Sampling from a KDE object

Hi there,

I estimated the density for a variable of interest using the kde() function from KernelDensity.jl package. Is there not a built-in/efficient function that samples from this estimated density?

Thanks a lot!

This is really straightforward to do if one has a copy of the data, the bandwidth, and the kernel, since a KDE is just a uniformly weighted mixture whose components are the kernel centered on each data point, but the object returned by kde stores none of these. See e.g. Make KDE a distribution and implement other Distributions method · Issue #58 · JuliaStats/KernelDensity.jl · GitHub

Thanks for the reply. I’ve been through the comments but I still do not see how this is really straightforward.
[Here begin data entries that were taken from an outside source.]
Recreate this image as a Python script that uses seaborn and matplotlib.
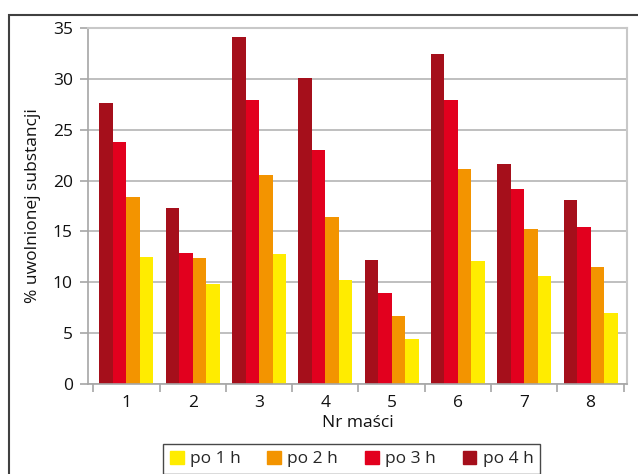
import matplotlib
matplotlib.use("Agg")
import matplotlib.pyplot as plt
import matplotlib.patches as mpatches
import numpy as np
import pandas as pd
import seaborn as sns

# values
masci = ["1", "2", "3", "4", "5", "6", "7", "8"]
po_1h = [12.5, 9.8, 12.8, 10.2, 4.4, 12.1, 10.6, 7.0]
po_2h = [18.4, 12.4, 20.5, 16.4, 6.7, 21.1, 15.2, 11.5]
po_3h = [23.8, 12.9, 27.9, 23.0, 8.9, 27.9, 19.2, 15.4]
po_4h = [27.6, 17.3, 34.1, 30.1, 12.2, 32.4, 21.6, 18.1]

series = {"po 1 h": po_1h, "po 2 h": po_2h, "po 3 h": po_3h, "po 4 h": po_4h}
colors = {"po 1 h": "#ffec00", "po 2 h": "#f39400",
          "po 3 h": "#e2001e", "po 4 h": "#a50f1b"}

df = pd.DataFrame([
    {"masc": m, "czas": name, "wartosc": v}
    for name, vals in series.items()
    for m, v in zip(masci, vals)
])

sns.set_style("white")
plt.rcParams["font.family"] = ["Open Sans", "DejaVu Sans"]

W, H = 638, 474
fig = plt.figure(figsize=(W / 100, H / 100), dpi=100)
ax = fig.add_axes([88 / W, 1 - 384 / H, (627 - 88) / W, (384 - 28) / H])

bar_order = ["po 4 h", "po 3 h", "po 2 h", "po 1 h"]
sns.barplot(data=df, x="masc", y="wartosc", hue="czas", hue_order=bar_order,
            order=masci, palette=colors, width=0.815, gap=0, saturation=1,
            linewidth=0, ax=ax, legend=False)

ax.set_ylim(0, 35)
ax.set_xlim(-0.58, 7.55)
ax.set_yticks(np.arange(0, 36, 5))
ax.set_axisbelow(True)
ax.yaxis.grid(True, color="#bfbfbf", lw=1.4)
ax.xaxis.grid(False)

for side in ["left", "bottom"]:
    ax.spines[side].set_color("#a6a6a6")
    ax.spines[side].set_linewidth(1.2)
for side in ["top", "right"]:
    ax.spines[side].set_visible(True)
    ax.spines[side].set_color("#c8c8c8")
    ax.spines[side].set_linewidth(1.5)

ax.tick_params(axis="y", length=6, width=1.2, color="#a6a6a6", pad=5,
               labelsize=12.5, labelcolor="#111111", left=True)
ax.tick_params(axis="x", which="major", length=0, pad=8, labelsize=12.5,
               labelcolor="#111111")
ax.set_xticks(np.arange(-0.5, 8, 1), minor=True)
ax.tick_params(axis="x", which="minor", length=6, width=1.2,
               color="#a6a6a6", bottom=True)

ax.set_ylabel("% uwolnionej substancji", fontsize=12.5, color="#111111")
ax.yaxis.set_label_coords(-0.088, 0.5)
ax.set_xlabel("Nr maści", fontsize=12.5, color="#111111")
ax.xaxis.set_label_coords(0.5, -0.088)

handles = [mpatches.Patch(color=colors[n]) for n in series]
fig.legend(handles, list(series), loc="lower center",
           bbox_to_anchor=(351.5 / W, 0), ncol=4, frameon=True,
           fancybox=False, edgecolor="#1a1a1a", fontsize=12.5,
           handlelength=0.8, handleheight=0.8, handletextpad=0.35,
           columnspacing=1.55, borderaxespad=0, borderpad=0.38)

# outer chart frame, cut off at right and bottom as in the source
frame = mpatches.Rectangle((9 / W, -0.1), 1.2, (H - 15) / H + 0.1,
                           transform=fig.transFigure, fill=False,
                           edgecolor="#404040", lw=1.5)
fig.add_artist(frame)

fig.savefig("out.png", dpi=100)
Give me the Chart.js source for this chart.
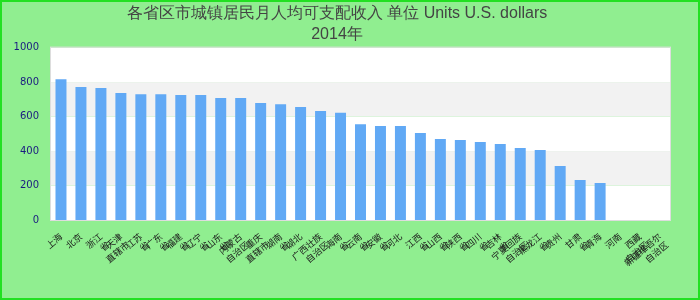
<!DOCTYPE html>
<html lang="zh">
<head>
  <meta charset="UTF-8" />
  <title>各省区市城镇居民月人均可支配收入 2014年</title>
  <script src="https://cdn.jsdelivr.net/npm/chart.js"></script>
  <style>
    body { margin: 0; }
    #chart { display: block; }
  </style>
</head>
<body>
  <canvas id="chart" width="700" height="300"></canvas>

  <script>
    // datos del gráfico
    const titleLines = ['各省区市城镇居民月人均可支配收入 单位 Units U.S. dollars', '2014年'];
    const provinces = [
      '上海', '北京', ['浙江', '省'], ['天津', '直辖市'], ['江苏', '省'], ['广东', '省'],
      ['福建', '省'], ['辽宁', '省'], ['山东', '省'], ['内蒙古', '自治区'], ['重庆', '直辖市'],
      ['湖南', '省'], '湖北', ['广西壮族', '自治区'], ['海南', '省'], ['云南', '省'],
      ['安徽', '省'], '河北', ['江西', '省'], ['山西', '省'], ['陕西', '省'], ['四川', '省'],
      ['吉林', '省'], ['宁夏回族', '自治区'], ['黑龙江', '省'], '贵州', ['甘肃', '省'],
      '青海', '河南', ['西藏', '自治区'], ['新疆维吾尔', '自治区']
    ];
    const values = [
      817, 771, 765, 736, 730, 730, 725, 725, 707, 707, 678, 672, 655, 632, 622, 556,
      545, 545, 504, 470, 464, 452, 441, 418, 406, 313, 232, 214, null, null, null
    ];
    const yTicks = [0, 200, 400, 600, 800, 1000];
    const bandColors = ['#ffffff', '#f2f2f2'];

    // fondo, borde y bandas alternas
    const fondo = {
      id: 'fondo',
      beforeDraw(chart) {
        const ctx = chart.ctx;
        ctx.save();
        ctx.fillStyle = '#90ee90';
        ctx.fillRect(0, 0, chart.width, chart.height);
        ctx.strokeStyle = '#22e022';
        ctx.lineWidth = 2;
        ctx.strokeRect(1, 1, chart.width - 2, chart.height - 2);
        ctx.restore();
      },
      beforeDatasetsDraw(chart) {
        const { ctx, chartArea: a, scales: { y } } = chart;
        ctx.save();
        for (let i = 0; i < yTicks.length - 1; i++) {
          const top = y.getPixelForValue(yTicks[i + 1]);
          const bottom = y.getPixelForValue(yTicks[i]);
          ctx.fillStyle = bandColors[i % 2];
          ctx.fillRect(a.left, top, a.right - a.left, bottom - top);
        }
        ctx.strokeStyle = '#dddddd';
        ctx.lineWidth = 1;
        ctx.strokeRect(a.left - 0.5, a.top - 0.5, a.right - a.left + 1, a.bottom - a.top + 1);
        ctx.restore();
      }
    };

    new Chart(document.getElementById('chart'), {
      type: 'bar',
      data: {
        labels: provinces,
        datasets: [{
          data: values,
          backgroundColor: '#61a9f5',
          barPercentage: 0.55,
          categoryPercentage: 1
        }]
      },
      options: {
        responsive: false,
        animation: false,
        layout: { padding: { left: 4, right: 30, top: 3, bottom: 0 } },
        plugins: {
          legend: { display: false },
          tooltip: { enabled: false },
          title: {
            display: true,
            text: titleLines,
            color: '#444444',
            font: { family: 'Liberation Sans', size: 16, weight: 'normal', lineHeight: 1.3 },
            padding: { top: 0, bottom: 3 }
          }
        },
        scales: {
          x: {
            grid: { display: false },
            border: { display: false },
            ticks: {
              autoSkip: false,
              minRotation: 40,
              maxRotation: 40,
              color: '#1a1a1a',
              font: { family: 'Noto Sans CJK SC', size: 9 }
            },
            afterFit(scale) { scale.height = 80; }
          },
          y: {
            min: 0,
            max: 1000,
            grid: { display: false, drawTicks: false },
            border: { display: false },
            ticks: {
              stepSize: 200,
              padding: 12,
              color: '#1a1a80',
              font: { family: 'DejaVu Sans', size: 10 },
              callback: v => String(v)
            },
            afterFit(scale) { scale.width = 47; }
          }
        }
      },
      plugins: [fondo]
    });
  </script>
</body>
</html>
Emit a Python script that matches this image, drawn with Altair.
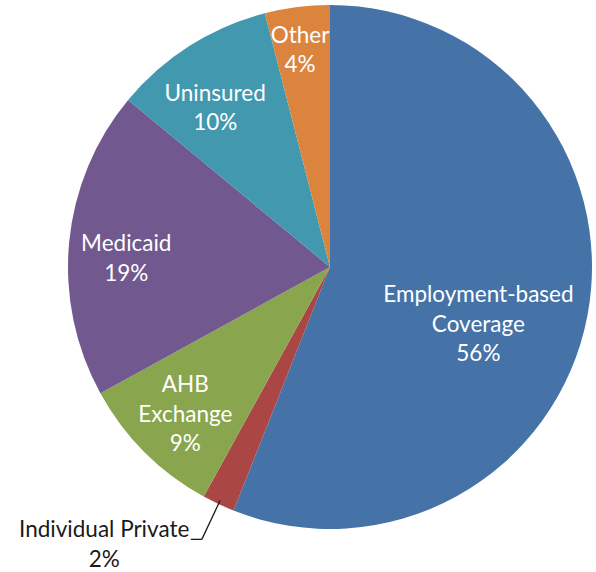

Maybe its just that I am very unexperienced.

Here’s a minimal demo:

using Distributions: Distributions
using KernelDensity: KernelDensity

# Like KernelDensity.UnivariateKDE, but store also the data and (kernel) distribution we need to build a Distributions-like object.
struct UnivariateKDE{
    D<:AbstractVector{<:Real},
    R<:KernelDensity.UnivariateKDE,
    K<:Distributions.UnivariateDistribution,
}
    data::D
    dist::K
    kde::R
end

function kde(
    data::AbstractVector{<:Real};
    bandwidth=KernelDensity.default_bandwidth(data),
    kernel=Normal,
    kwargs...
)
    dist = KernelDensity.kernel_dist(kernel, bandwidth)
    k = KernelDensity.kde(data, dist; kwargs...)
    return UnivariateKDE(data, dist, k)
end

# A KDE is just a uniform mixture of the kernel shifted to each data point
function Base.convert(::Type{<:Distributions.Distribution}, kde::UnivariateKDE)
    components = map(kde.data) do x
        return x + kde.dist
    end
    return Distributions.MixtureModel(components)
end

using Distributions, StatsPlots

dist = MixtureModel([Normal(0, 1), Normal(3, 3)])
data = rand(dist, 1_000)
k = kde(data)
kde_dist = convert(Distributions.Distribution, k)
p = plot(dist; components=false, label="true dist", lw=2)
plot!(k.kde; label="KDE.jl dist", lw=2)
plot!(kde_dist; components=false, label="KDE mixture", lw=1)
density!(rand(kde_dist, 100_000), lw=2, label="KDE mixture rand")

3 Likes

Thanks a lot!